Dataset extract:
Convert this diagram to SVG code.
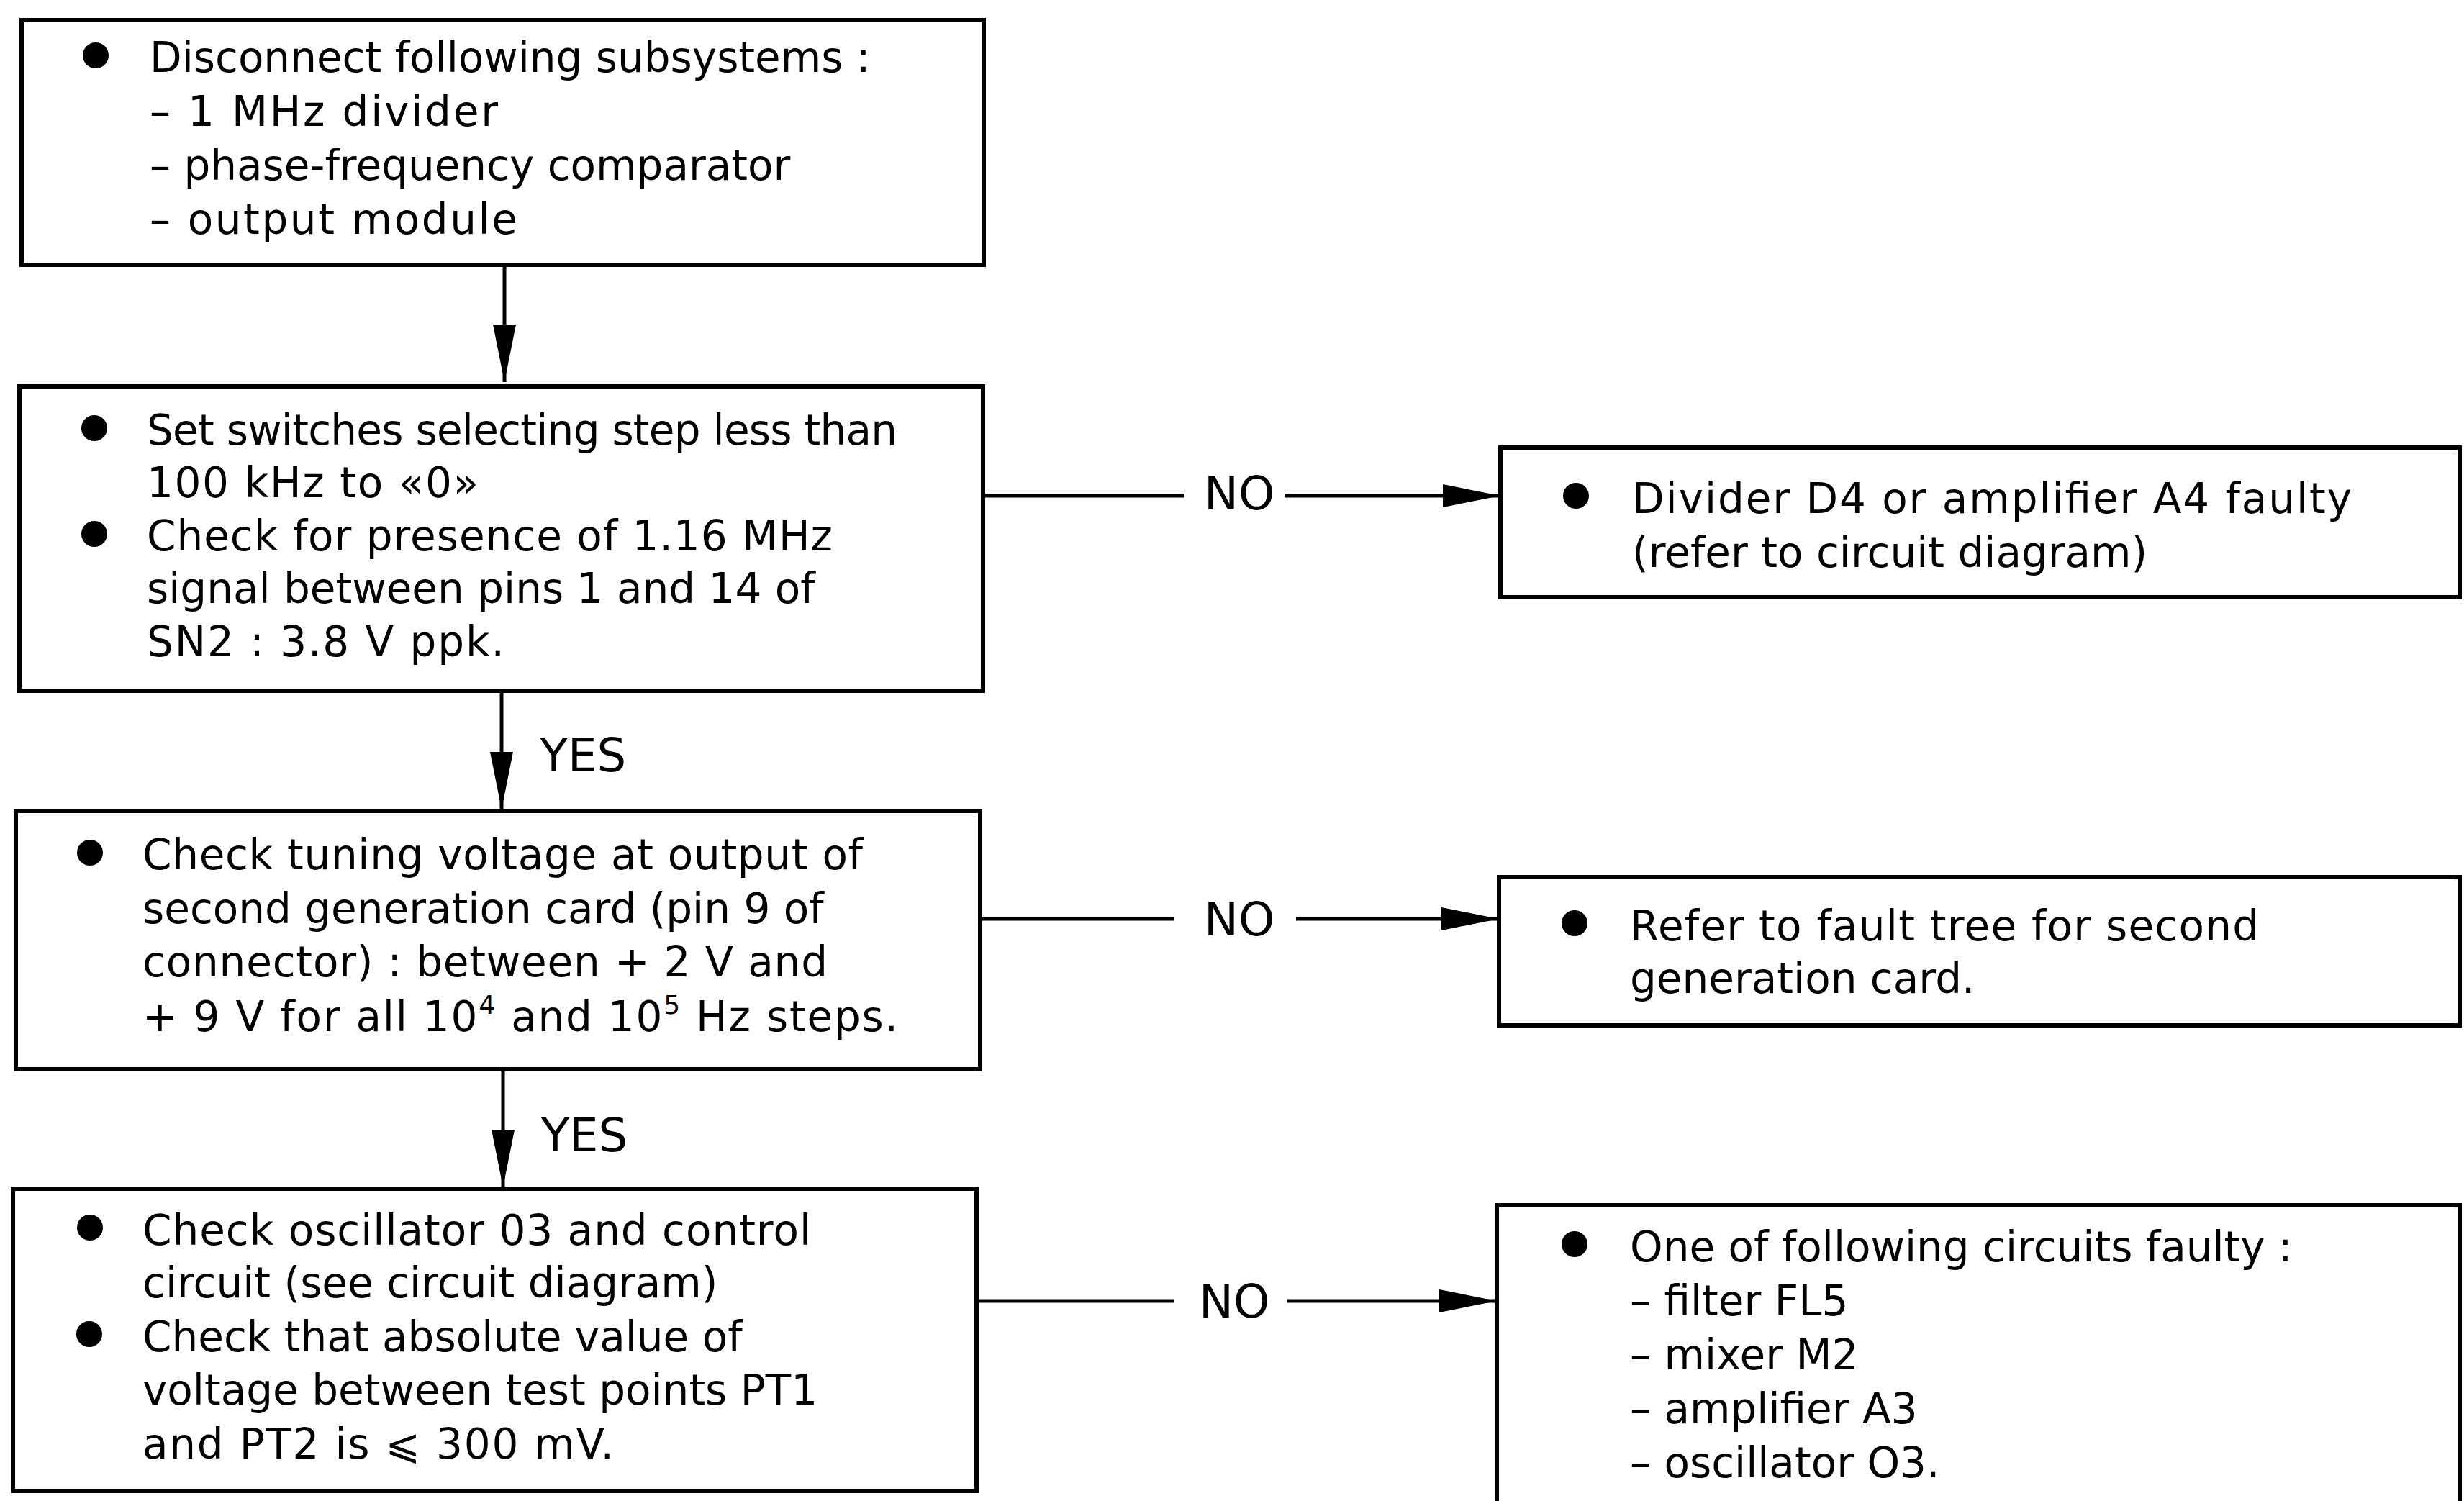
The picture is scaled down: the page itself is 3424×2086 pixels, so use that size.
<svg xmlns="http://www.w3.org/2000/svg" width="3424" height="2086" viewBox="0 0 3424 2086">
<style>
.box{fill:#fff;stroke:#000;stroke-width:6}
.t{font-family:"DejaVu Sans",sans-serif;font-size:58px;fill:#000}
.lbl{font-family:"DejaVu Sans",sans-serif;font-size:64px;fill:#000}
.bul{fill:#000}
.con{stroke:#000;stroke-width:5;fill:none}
</style>
<defs>
<marker id="ah" markerUnits="userSpaceOnUse" markerWidth="82" markerHeight="34" refX="80" refY="17" orient="auto" viewBox="0 0 82 34">
<path d="M0,1 L80,17 L0,33 Z" fill="#000"/>
</marker>
</defs>
<rect width="3424" height="2086" fill="#fff"/>
<g id="connectors">
<path class="con" d="M701,368 L701,531" marker-end="url(#ah)"/>
<path class="con" d="M697,960 L697,1125" marker-end="url(#ah)"/>
<path class="con" d="M699,1486 L699,1650" marker-end="url(#ah)"/>
<path class="con" d="M1366,689 L1645,689"/>
<path class="con" d="M1785,689 L2085,689" marker-end="url(#ah)"/>
<path class="con" d="M1362,1277 L1632,1277"/>
<path class="con" d="M1801,1277 L2083,1277" marker-end="url(#ah)"/>
<path class="con" d="M1357,1808 L1632,1808"/>
<path class="con" d="M1788,1808 L2080,1808" marker-end="url(#ah)"/>
<text class="lbl" x="1673" y="708">NO</text>
<text class="lbl" x="1673" y="1300">NO</text>
<text class="lbl" x="1666" y="1831">NO</text>
<text class="lbl" x="750" y="1072">YES</text>
<text class="lbl" x="752" y="1600">YES</text>
</g>
<g id="n1">
<rect class="box" x="30" y="28" width="1337" height="340"/>
<circle class="bul" cx="133" cy="77" r="18"/>
<text class="t" x="208" y="100">Disconnect following subsystems :</text>
<text class="t" x="208" y="175" textLength="484">– 1 MHz divider</text>
<text class="t" x="208" y="250">– phase-frequency comparator</text>
<text class="t" x="208" y="325" textLength="511">– output module</text>
</g>
<g id="n2">
<rect class="box" x="27" y="537" width="1339" height="423"/>
<circle class="bul" cx="131" cy="595" r="18"/>
<circle class="bul" cx="131" cy="742" r="18"/>
<text class="t" x="204" y="618" textLength="1043">Set switches selecting step less than</text>
<text class="t" x="204" y="691" textLength="461">100 kHz to «0»</text>
<text class="t" x="204" y="765" textLength="953">Check for presence of 1.16 MHz</text>
<text class="t" x="204" y="838">signal between pins 1 and 14 of</text>
<text class="t" x="204" y="912" textLength="497">SN2 : 3.8 V ppk.</text>
</g>
<g id="n3">
<rect class="box" x="22" y="1127" width="1340" height="359"/>
<circle class="bul" cx="125" cy="1185" r="18"/>
<text class="t" x="198" y="1208" textLength="1001">Check tuning voltage at output of</text>
<text class="t" x="198" y="1283">second generation card (pin 9 of</text>
<text class="t" x="198" y="1357" textLength="952">connector) : between + 2 V and</text>
<text class="t" x="198" y="1433" textLength="1050">+ 9 V for all 10<tspan font-size="36" dy="-24">4</tspan><tspan dy="24"> and 10</tspan><tspan font-size="36" dy="-24">5</tspan><tspan dy="24"> Hz steps.</tspan></text>
</g>
<g id="n4">
<rect class="box" x="18" y="1652" width="1339" height="420"/>
<circle class="bul" cx="125" cy="1706" r="18"/>
<circle class="bul" cx="124" cy="1854" r="18"/>
<text class="t" x="198" y="1730" textLength="929">Check oscillator 03 and control</text>
<text class="t" x="198" y="1803">circuit (see circuit diagram)</text>
<text class="t" x="198" y="1878">Check that absolute value of</text>
<text class="t" x="198" y="1952">voltage between test points PT1</text>
<text class="t" x="198" y="2027" textLength="655">and PT2 is ⩽ 300 mV.</text>
</g>
<g id="n5">
<rect class="box" x="2085" y="622" width="1333" height="208"/>
<circle class="bul" cx="2190" cy="689" r="18"/>
<text class="t" x="2268" y="713" textLength="1000">Divider D4 or amplifier A4 faulty</text>
<text class="t" x="2268" y="788">(refer to circuit diagram)</text>
</g>
<g id="n6">
<rect class="box" x="2083" y="1219" width="1335" height="206"/>
<circle class="bul" cx="2188" cy="1283" r="18"/>
<text class="t" x="2265" y="1307" textLength="874">Refer to fault tree for second</text>
<text class="t" x="2265" y="1380">generation card.</text>
</g>
<g id="n7">
<rect class="box" x="2080" y="1675" width="1338" height="440"/>
<circle class="bul" cx="2188" cy="1729" r="18"/>
<text class="t" x="2265" y="1753">One of following circuits faulty :</text>
<text class="t" x="2265" y="1828">– filter FL5</text>
<text class="t" x="2265" y="1903">– mixer M2</text>
<text class="t" x="2265" y="1978">– amplifier A3</text>
<text class="t" x="2265" y="2053">– oscillator O3.</text>
</g>
</svg>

Your objective:
Quote the listing above in full, except for the pictures.

Reply to the exercise:
Convert this diagram to SVG code.
The picture is scaled down: the page itself is 3424×2086 pixels, so use that size.
<svg xmlns="http://www.w3.org/2000/svg" width="3424" height="2086" viewBox="0 0 3424 2086">
<style>
.box{fill:#fff;stroke:#000;stroke-width:6}
.t{font-family:"DejaVu Sans",sans-serif;font-size:58px;fill:#000}
.lbl{font-family:"DejaVu Sans",sans-serif;font-size:64px;fill:#000}
.bul{fill:#000}
.con{stroke:#000;stroke-width:5;fill:none}
</style>
<defs>
<marker id="ah" markerUnits="userSpaceOnUse" markerWidth="82" markerHeight="34" refX="80" refY="17" orient="auto" viewBox="0 0 82 34">
<path d="M0,1 L80,17 L0,33 Z" fill="#000"/>
</marker>
</defs>
<rect width="3424" height="2086" fill="#fff"/>
<g id="connectors">
<path class="con" d="M701,368 L701,531" marker-end="url(#ah)"/>
<path class="con" d="M697,960 L697,1125" marker-end="url(#ah)"/>
<path class="con" d="M699,1486 L699,1650" marker-end="url(#ah)"/>
<path class="con" d="M1366,689 L1645,689"/>
<path class="con" d="M1785,689 L2085,689" marker-end="url(#ah)"/>
<path class="con" d="M1362,1277 L1632,1277"/>
<path class="con" d="M1801,1277 L2083,1277" marker-end="url(#ah)"/>
<path class="con" d="M1357,1808 L1632,1808"/>
<path class="con" d="M1788,1808 L2080,1808" marker-end="url(#ah)"/>
<text class="lbl" x="1673" y="708">NO</text>
<text class="lbl" x="1673" y="1300">NO</text>
<text class="lbl" x="1666" y="1831">NO</text>
<text class="lbl" x="750" y="1072">YES</text>
<text class="lbl" x="752" y="1600">YES</text>
</g>
<g id="n1">
<rect class="box" x="30" y="28" width="1337" height="340"/>
<circle class="bul" cx="133" cy="77" r="18"/>
<text class="t" x="208" y="100">Disconnect following subsystems :</text>
<text class="t" x="208" y="175" textLength="484">– 1 MHz divider</text>
<text class="t" x="208" y="250">– phase-frequency comparator</text>
<text class="t" x="208" y="325" textLength="511">– output module</text>
</g>
<g id="n2">
<rect class="box" x="27" y="537" width="1339" height="423"/>
<circle class="bul" cx="131" cy="595" r="18"/>
<circle class="bul" cx="131" cy="742" r="18"/>
<text class="t" x="204" y="618" textLength="1043">Set switches selecting step less than</text>
<text class="t" x="204" y="691" textLength="461">100 kHz to «0»</text>
<text class="t" x="204" y="765" textLength="953">Check for presence of 1.16 MHz</text>
<text class="t" x="204" y="838">signal between pins 1 and 14 of</text>
<text class="t" x="204" y="912" textLength="497">SN2 : 3.8 V ppk.</text>
</g>
<g id="n3">
<rect class="box" x="22" y="1127" width="1340" height="359"/>
<circle class="bul" cx="125" cy="1185" r="18"/>
<text class="t" x="198" y="1208" textLength="1001">Check tuning voltage at output of</text>
<text class="t" x="198" y="1283">second generation card (pin 9 of</text>
<text class="t" x="198" y="1357" textLength="952">connector) : between + 2 V and</text>
<text class="t" x="198" y="1433" textLength="1050">+ 9 V for all 10<tspan font-size="36" dy="-24">4</tspan><tspan dy="24"> and 10</tspan><tspan font-size="36" dy="-24">5</tspan><tspan dy="24"> Hz steps.</tspan></text>
</g>
<g id="n4">
<rect class="box" x="18" y="1652" width="1339" height="420"/>
<circle class="bul" cx="125" cy="1706" r="18"/>
<circle class="bul" cx="124" cy="1854" r="18"/>
<text class="t" x="198" y="1730" textLength="929">Check oscillator 03 and control</text>
<text class="t" x="198" y="1803">circuit (see circuit diagram)</text>
<text class="t" x="198" y="1878">Check that absolute value of</text>
<text class="t" x="198" y="1952">voltage between test points PT1</text>
<text class="t" x="198" y="2027" textLength="655">and PT2 is ⩽ 300 mV.</text>
</g>
<g id="n5">
<rect class="box" x="2085" y="622" width="1333" height="208"/>
<circle class="bul" cx="2190" cy="689" r="18"/>
<text class="t" x="2268" y="713" textLength="1000">Divider D4 or amplifier A4 faulty</text>
<text class="t" x="2268" y="788">(refer to circuit diagram)</text>
</g>
<g id="n6">
<rect class="box" x="2083" y="1219" width="1335" height="206"/>
<circle class="bul" cx="2188" cy="1283" r="18"/>
<text class="t" x="2265" y="1307" textLength="874">Refer to fault tree for second</text>
<text class="t" x="2265" y="1380">generation card.</text>
</g>
<g id="n7">
<rect class="box" x="2080" y="1675" width="1338" height="440"/>
<circle class="bul" cx="2188" cy="1729" r="18"/>
<text class="t" x="2265" y="1753">One of following circuits faulty :</text>
<text class="t" x="2265" y="1828">– filter FL5</text>
<text class="t" x="2265" y="1903">– mixer M2</text>
<text class="t" x="2265" y="1978">– amplifier A3</text>
<text class="t" x="2265" y="2053">– oscillator O3.</text>
</g>
</svg>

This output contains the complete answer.